Another English family, the Hancocks, had settled nearby in Iowa, and Ernest Hall always remembered that he met his future wife, Caroline Hancock, on an occasion that evoked their dual allegiances: a cricket match held in Dyersville on the Fourth of July. Originally from Somerset County in the U.K., Alexander Hancock was a sea captain who lost a young wife. Immigrating with his three children—Caroline, Annie, and Benjamin Tyley—to Australia after taking them around the world on his ship, the "Elizabeth", he found he didn't like Australia and brought his children to Iowa in 1854. Caroline, born in 1843, had to wait for Ernest  Hall when the Civil War intervened. Hall fought with the 1st Iowa Cavalry for under a year, discharged "for wounds" in 1862 in Butler, Missouri; he had taken an enemy minié ball in his thigh, one of the most   damaging weapons in the Confederate arsenal. (His grandson would carry fragments from enemy weapons in "his" leg.) Before the war Ernest Hall had journeyed down the Mississippi as far as Louisiana; after marrying Caroline in 1865, they moved to Chicago, where they had two children, Leicester, born in 1874 and Grace, Ernest Hemingway's mother, born in 1872. After establishing, with his brother-in-law, William Randall, a wholesale cutlery firm in Chicago, Ernest Hall moved his family to the new Chicago suburb of  Oak Park, eventually settling at 439 North Oak Park Avenue.
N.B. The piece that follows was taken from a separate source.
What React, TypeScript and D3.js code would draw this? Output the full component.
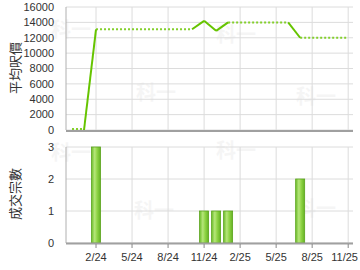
import React from "react";
import * as d3 from "d3";

// month index: 0 = Jan 2024
const tickMonths = [1, 4, 7, 10, 13, 16, 19, 22];
const tickLabels = ["2/24", "5/24", "8/24", "11/24", "2/25", "5/25", "8/25", "11/25"];
const priceTicks = [0, 2000, 4000, 6000, 8000, 10000, 12000, 14000, 16000];
const countTicks = [0, 1, 2, 3];

const startMonth = -1; // Dec 2023
const startPrice = 0;
const endMonth = 22; // Nov 2025
const dataMonths = [1, 10, 11, 12, 18];
const avgPrices = [13100, 14200, 12900, 14000, 12000];
const dealCounts = [3, 1, 1, 1, 2];

const W = 360, H = 270;
const x = d3.scaleLinear().domain([-1.5, 22.4]).range([66, 353]);
const yP = d3.scaleLinear().domain([0, 16000]).range([130, 7]);
const yC = d3.scaleLinear().domain([0, 3]).range([243, 147]);

const font = "'Liberation Sans', Arial, sans-serif";
const cjk = "'Noto Sans CJK TC', 'Noto Sans CJK SC', sans-serif";

export default function App() {
  const line = d3.line<[number, number]>().x(d => x(d[0])).y(d => yP(d[1]));
  const solid: [number, number][][] = [];
  const dotted: [number, number][][] = [];
  let prevM = startMonth, prevV = startPrice;
  dataMonths.forEach((m, i) => {
    if (m - 1 > prevM) dotted.push([[prevM, prevV], [m - 1, prevV]]);
    solid.push([[m - 1, prevV], [m, avgPrices[i]]]);
    prevM = m; prevV = avgPrices[i];
  });
  if (endMonth > prevM) dotted.push([[prevM, prevV], [endMonth, prevV]]);

  const watermarks = [
    [71, 37], [156, 100], [236, 42], [316, 104],
    [71, 160], [154, 218], [236, 158], [316, 216],
  ];

  const vGrid = tickMonths.map(m => x(m));
  return (
    <svg width={W} height={H} style={{ position: "absolute", left: 0, top: 0, background: "#fff" }}>
      <defs>
        <linearGradient id="barg" x1="0" x2="1" y1="0" y2="0">
          <stop offset="0" stopColor="#6cbc2a" />
          <stop offset="0.35" stopColor="#b6e67a" />
          <stop offset="0.6" stopColor="#92d648" />
          <stop offset="1" stopColor="#64b222" />
        </linearGradient>
      </defs>
      {watermarks.map(([wx, wy], i) => (
        <text key={i} x={wx} y={wy} textAnchor="middle" fontFamily={cjk} fontSize={20} fontWeight="bold" fill="#000" opacity={0.035}>科一</text>
      ))}
      {/* top chart grid */}
      {priceTicks.map(t => (
        <line key={t} x1={66} x2={353} y1={yP(t)} y2={yP(t)} stroke="#dcdcdc" strokeWidth={1} />
      ))}
      {vGrid.map((gx, i) => (
        <line key={i} x1={gx} x2={gx} y1={7} y2={130} stroke="#dcdcdc" strokeWidth={1} />
      ))}
      <line x1={66} x2={66} y1={7} y2={130} stroke="#b0b0b0" />
      <line x1={66} x2={353} y1={131} y2={131} stroke="#a0a0a0" strokeWidth={2} />
      {priceTicks.map(t => (
        <text key={t} x={54} y={yP(t)} dy="0.35em" textAnchor="end" fontFamily={font} fontSize={11} fill="#333">{t}</text>
      ))}
      <text transform={`translate(15,68) rotate(-90)`} textAnchor="middle" dy="0.35em" fontFamily={cjk} fontSize={13} fill="#333">平均呎價</text>
      {dotted.map((s, i) => (
        <path key={"d" + i} d={line(s.map(p => [p[0], p[1]] as [number, number])) || ""} transform={s[0][1] === 0 ? "translate(0,-1)" : undefined}
          fill="none" stroke="#84d02c" strokeWidth={2} strokeDasharray="2 2" />
      ))}
      {solid.map((s, i) => (
        <path key={"s" + i} d={line(s) || ""} fill="none" stroke="#66c400" strokeWidth={2} />
      ))}

      {/* bottom chart */}
      {countTicks.map(t => (
        <line key={t} x1={66} x2={353} y1={yC(t)} y2={yC(t)} stroke="#dcdcdc" />
      ))}
      {vGrid.map((gx, i) => (
        <line key={i} x1={gx} x2={gx} y1={147} y2={243} stroke="#dcdcdc" />
      ))}
      <line x1={66} x2={66} y1={147} y2={243} stroke="#b0b0b0" />
      {dataMonths.map((m, i) => (
        <rect key={m} x={x(m) - 4.5} y={yC(dealCounts[i])} width={9} height={yC(0) - yC(dealCounts[i])}
          fill="url(#barg)" stroke="#5aa41c" strokeWidth={0.8} />
      ))}
      <line x1={66} x2={353} y1={243.5} y2={243.5} stroke="#a0a0a0" strokeWidth={2} />
      {vGrid.map((gx, i) => (
        <line key={i} x1={gx} x2={gx} y1={244} y2={248} stroke="#888" />
      ))}
      {countTicks.map(t => (
        <text key={t} x={54} y={yC(t)} dy="0.35em" textAnchor="end" fontFamily={font} fontSize={11} fill="#333">{t}</text>
      ))}
      {tickMonths.map((m, i) => {
        const last = i === tickMonths.length - 1;
        return (
          <text key={m} x={last ? 358 : x(m)} y={257} dy="0.35em" textAnchor={last ? "end" : "middle"} fontFamily={font} fontSize={11} fill="#333">{tickLabels[i]}</text>
        );
      })}
      <text transform={`translate(15,194) rotate(-90)`} textAnchor="middle" dy="0.35em" fontFamily={cjk} fontSize={13} fill="#333">成交宗數</text>
    </svg>
  );
}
Across the street from the Halls' Victorian house stood a similar large home, where lived Anson and Adelaide Hemingway, Ernest Hemingway's paternal grandparents. Ernest Hall, a pillar of Grace Episcopal Church, boasted about his English stock. Anson Hemingway was descended from Ralph Hemingway, who came to America with the Great Migration, and through him from a line of Puritan and Congregationalist ministers. Ernest Hemingway's sister Marcelline, the family historian, wrote that it was rumored that a Hemingway was the first student at Yale, and indeed, a Jacob Hemingway was the first to enter the new college in 1672.
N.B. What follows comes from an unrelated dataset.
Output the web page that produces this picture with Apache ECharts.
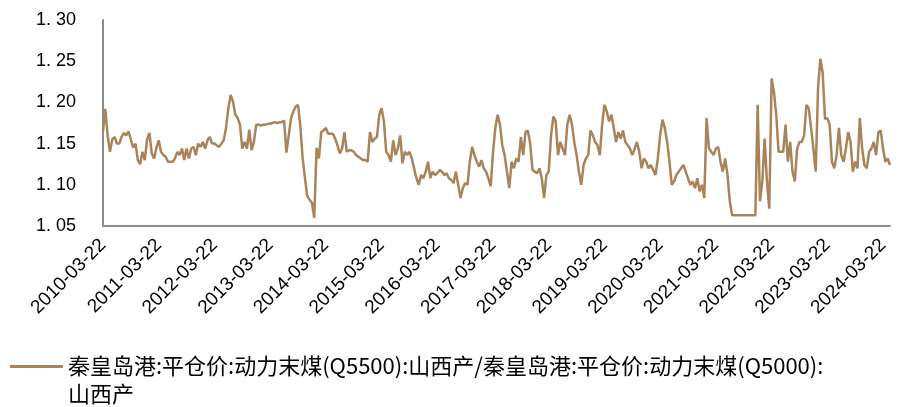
<!DOCTYPE html>
<html>
<head>
<meta charset="utf-8">
<script src="https://cdn.jsdelivr.net/npm/echarts@6/dist/echarts.min.js"></script>
<style>html,body{margin:0;padding:0;background:#fff}#chart{width:915px;height:407px}</style>
</head>
<body>
<div id="chart"></div>
<script>
// sampling dates within each year (starting at 03-22)
const monthDays = ['03-22','04-07','04-22','05-07','05-22','06-07','06-22','07-07','07-22','08-07','08-22','09-07',
                   '09-22','10-07','10-22','11-07','11-22','12-07','12-22','01-07','01-22','02-07','02-22','03-07'];
const years = [2010,2011,2012,2013,2014,2015,2016,2017,2018,2019,2020,2021,2022,2023,2024];

const v2010 = [1.165,1.192,1.160,1.140,1.155,1.158,1.150,1.150,1.158,1.163,1.160,1.165,1.155,1.145,1.150,1.130,1.125,1.140,1.130,1.155,1.163,1.138,1.132,1.145];
const v2011 = [1.154,1.140,1.136,1.134,1.128,1.128,1.128,1.132,1.140,1.136,1.144,1.130,1.144,1.132,1.144,1.146,1.136,1.150,1.146,1.152,1.144,1.154,1.158,1.150];
const v2012 = [1.150,1.148,1.146,1.150,1.154,1.169,1.193,1.209,1.201,1.185,1.181,1.173,1.144,1.152,1.144,1.167,1.142,1.152,1.173,1.173,1.172,1.173,1.173,1.174];
const v2013 = [1.174,1.175,1.176,1.175,1.176,1.176,1.178,1.139,1.160,1.181,1.189,1.195,1.197,1.172,1.132,1.108,1.086,1.082,1.078,1.060,1.145,1.132,1.164,1.166];
const v2014 = [1.169,1.162,1.162,1.162,1.156,1.148,1.138,1.144,1.164,1.140,1.142,1.142,1.140,1.136,1.134,1.132,1.130,1.130,1.128,1.164,1.152,1.156,1.158,1.185];
const v2015 = [1.193,1.177,1.140,1.136,1.128,1.154,1.136,1.144,1.160,1.126,1.140,1.136,1.140,1.132,1.120,1.108,1.100,1.112,1.108,1.116,1.128,1.108,1.116,1.112];
const v2016 = [1.114,1.118,1.116,1.112,1.114,1.108,1.106,1.102,1.116,1.100,1.084,1.096,1.102,1.100,1.128,1.146,1.136,1.128,1.122,1.130,1.120,1.116,1.108,1.098];
const v2017 = [1.140,1.169,1.185,1.173,1.148,1.136,1.116,1.096,1.128,1.120,1.132,1.128,1.158,1.136,1.164,1.166,1.150,1.118,1.116,1.114,1.120,1.108,1.084,1.112];
const v2018 = [1.116,1.160,1.183,1.177,1.136,1.152,1.144,1.136,1.173,1.185,1.173,1.152,1.136,1.116,1.100,1.124,1.132,1.136,1.166,1.160,1.152,1.148,1.136,1.173];
const v2019 = [1.197,1.189,1.177,1.185,1.169,1.152,1.164,1.156,1.166,1.152,1.148,1.144,1.136,1.144,1.152,1.140,1.120,1.132,1.128,1.120,1.124,1.118,1.112,1.132];
const v2020 = [1.160,1.179,1.169,1.152,1.128,1.100,1.104,1.112,1.116,1.120,1.124,1.116,1.108,1.100,1.104,1.096,1.108,1.092,1.100,1.084,1.181,1.144,1.140,1.136];
const v2021 = [1.144,1.146,1.128,1.116,1.132,1.112,1.080,1.063,1.063,1.063,1.063,1.063,1.063,1.063,1.063,1.063,1.063,1.063,1.197,1.080,1.104,1.156,1.104,1.071];
const v2022 = [1.229,1.213,1.185,1.140,1.140,1.140,1.173,1.128,1.152,1.116,1.104,1.144,1.152,1.152,1.160,1.197,1.193,1.169,1.144,1.116,1.217,1.253,1.236,1.180];
const v2023 = [1.181,1.173,1.128,1.120,1.136,1.169,1.136,1.128,1.144,1.164,1.152,1.116,1.128,1.120,1.181,1.144,1.124,1.120,1.140,1.144,1.152,1.136,1.164,1.166];
const v2024 = [1.144,1.128,1.132,1.124];

const yearValues = [v2010,v2011,v2012,v2013,v2014,v2015,v2016,v2017,v2018,v2019,v2020,v2021,v2022,v2023,v2024];
const seriesName = '秦皇岛港:平仓价:动力末煤(Q5500):山西产/秦皇岛港:平仓价:动力末煤(Q5000):山西产';
const yMin = 1.05, yMax = 1.30, yStep = 0.05;

const dates = [];
const values = [];
years.forEach((y, k) => {
  yearValues[k].forEach((v, j) => {
    const yy = j >= 19 ? y + 1 : y;
    dates.push(yy + '-' + monthDays[j]);
    values.push(v);
  });
});

const color = '#A9845A';
const chart = echarts.init(document.getElementById('chart'));
chart.setOption({
  animation: false,
  backgroundColor: '#fff',
  grid: { left: 103, right: 25, top: 20, bottom: 181, containLabel: false },
  xAxis: {
    type: 'category',
    data: dates,
    boundaryGap: false,
    axisLine: { show: true, lineStyle: { color: '#8c8c8c', width: 2 } },
    axisTick: { show: false },
    splitLine: { show: false },
    axisLabel: {
      interval: (idx, val) => val.endsWith('-03-22'),
      rotate: 45,
      margin: 16,
      fontSize: 19,
      color: '#000',
      fontFamily: 'Liberation Sans, Arial, sans-serif'
    }
  },
  yAxis: {
    type: 'value',
    min: yMin, max: yMax, interval: yStep,
    axisLine: { show: true, lineStyle: { color: '#8c8c8c', width: 2 } },
    axisTick: { show: false },
    splitLine: { show: false },
    axisLabel: {
      margin: 27,
      fontSize: 18,
      color: '#000',
      fontFamily: 'Liberation Sans, Arial, sans-serif',
      formatter: v => Number(v).toFixed(2).replace('.', '. ')
    }
  },
  legend: {
    left: 10, top: 352, padding: 0,
    itemWidth: 53, itemHeight: 30,
    icon: 'path://M0,0H53V3H0Z M0,30H0.05V30.05H0Z',
    itemStyle: { color: color, borderWidth: 0 },
    formatter: name => name.replace(/:山西产$/, ':\n山西产'),
    textStyle: { fontSize: 22, lineHeight: 28, color: '#000', fontFamily: 'Noto Sans CJK SC' },
    data: [seriesName]
  },
  series: [{
    name: seriesName,
    type: 'line',
    data: values,
    symbol: 'none',
    lineStyle: { color: color, width: 2.5 },
    itemStyle: { color: color }
  }]
});
</script>
</body>
</html>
Anson Hemingway's father, Allen Hemingway, had come to Chicago from East Plymouth, Connecticut, in 1854, saying he wanted to find a farm for his boys. In Connecticut he had worked for a clock manufacturer,
which in 1853 became the Seth Thomas Clock Company; possibly he resolved to go west when it became clear he would not have an advantageous place in the newly incorporated company. He had fathered five children with his first wife, Marietta; after her death he and Harriet Louisa Tyler had one son, Anson. The only Hemingway son who survived the Civil War, Anson fought in the bloody Battle of Vicksburg in 1863 with the 72nd Illinois Regiment; he later received a commission and served as first lieutenant—at the age of twenty—in Company H of the Colored 70th Regiment. On his discharge he signed on with the Freedmen's Bureau in Natchez, finding work for freed slaves on Southern plantations. He came north in 1866 and attended Wheaton Academy (later Wheaton College), founded by Wesleyan abolitionists. A devout Christian who had undergone a conversion experience in 1859, Anson met Adelaide Edmonds, three years older than he, his first night at Wheaton at a prayer meeting; they married two years later. Adelaide, a
schoolteacher when she married, would become the only grandmother Ernest Hemingway knew, fondly remembered for telling him that the only regrets she had in life were the things she hadn't done.